Terrorgruppe live 2022Das macht aber nichts, denn dafür gibt es ja noch die Musik. Im Konkreten an besagter Stelle das KIZ-Cover „Hurra, die Welt geht unter“, bei dem die TERRORGRUPPE souverän aufzeigt, wie viel Punk-Attitüde in diesem Deutschrap-Hit steckt – und im allgemeinen ein Hitfeuerwerk, wie es sich TERRORGRUPPE-Fans nur wünschen können: Während die letzten beiden Alben jeweils mit je einem Song („Schmetterling“ und „Der Trottel (Oi Oi Oi)“) nur kurz angerissen werden, reiht sich im Set ein Klassiker an den nächsten.
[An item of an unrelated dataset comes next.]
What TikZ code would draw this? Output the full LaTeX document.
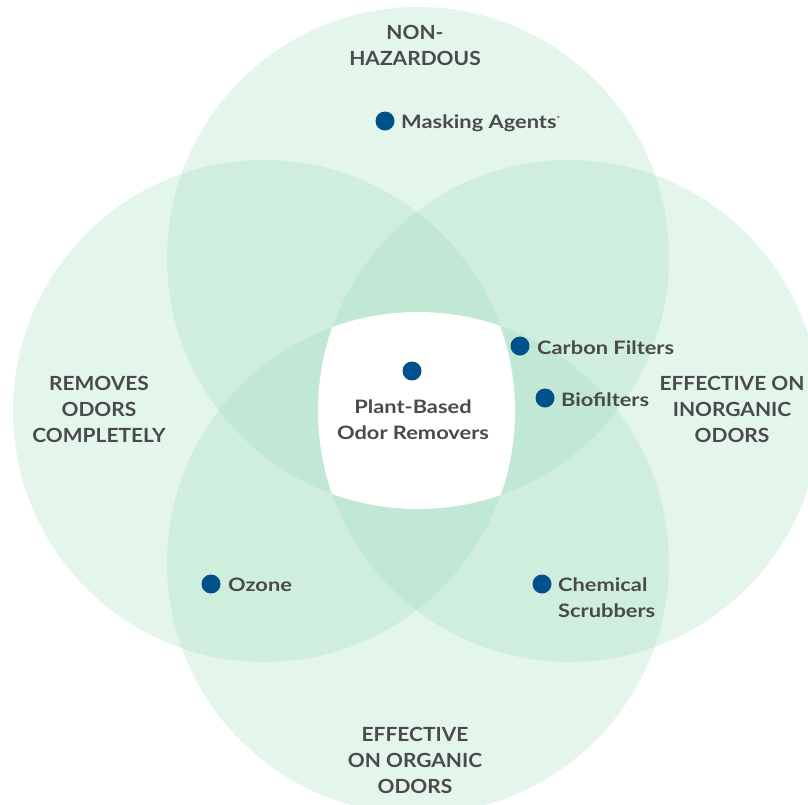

So hätte nach den Zugaben „Mein Skateboard ist wichtiger als Deutschand“ und „Wir müssen raus“ höchstens noch die „Arschrakete“ gefehlt (langjährige Fans wissen Bescheid), um das für die meisten Anwesenden wohl letzte TERRORGRUPPE-Erlebnis komplett zu machen. Aber auch ohne After-Show-Feuerwerk gelingt der Konzertabschluss: Mit einem riesigen Banner verabschiedet sich die TERRORGRUPPE von ihren Fans – da könnte man fast sentimental werden.

  1. Nazis im Haus
  2. Leider nur ein Traum
  3. Gestorben auf dem Weg zur Arbeit
  4. Keine Airbags für die CSU
  5. Allein gegen alle
  6. Tresenlied
  7. Kathedralen
  8. Schmetterling
  9. Wochenendticket
  10. Die Gesellschaft ist schuld
  11. Sabine
  12. Neulich Nacht
  13. Rumhängen
  14. Ich bin ein Punk
  15. Der Trottel (Oi, Oi, Oi)
  16. Arbeit sein muss bleibt
  17. Sozialer Misserfolg
  18. Sonntag Morgen
  19. Namen vergessen
  20. Adolf Hitler (dem sein Bart)
  21. Opa
  22. Schöner Strand
  23. Hurra die Welt geht unter (KIZ-Cover)
  24. Mein Skateboard ist wichtiger als Deutschand
  25. Wir müssen raus

Zip fehlt, das kann man nicht leugnen. Mit dem souveränen Ace am Bass und einer ausgewogenen Mischung aus Erinnern und Weitergehen gelingt es der TERRORGRUPPE jedoch, das gleichermaßen herauszuarbeiten und eben doch auch – im besten Sinne – vergessen zu machen. So wird diese Auftaktshow der Abschiedstour, der Anfang vom Ende dieser szeneprägenden Band, zu einem Abend der besonderen Art. Abschiednehmen ist nie leicht – so, wie es die TERRORGRUPPE gestaltet, aber trotzdem irgendwie auch schön. Danke … und Tschüssikowski!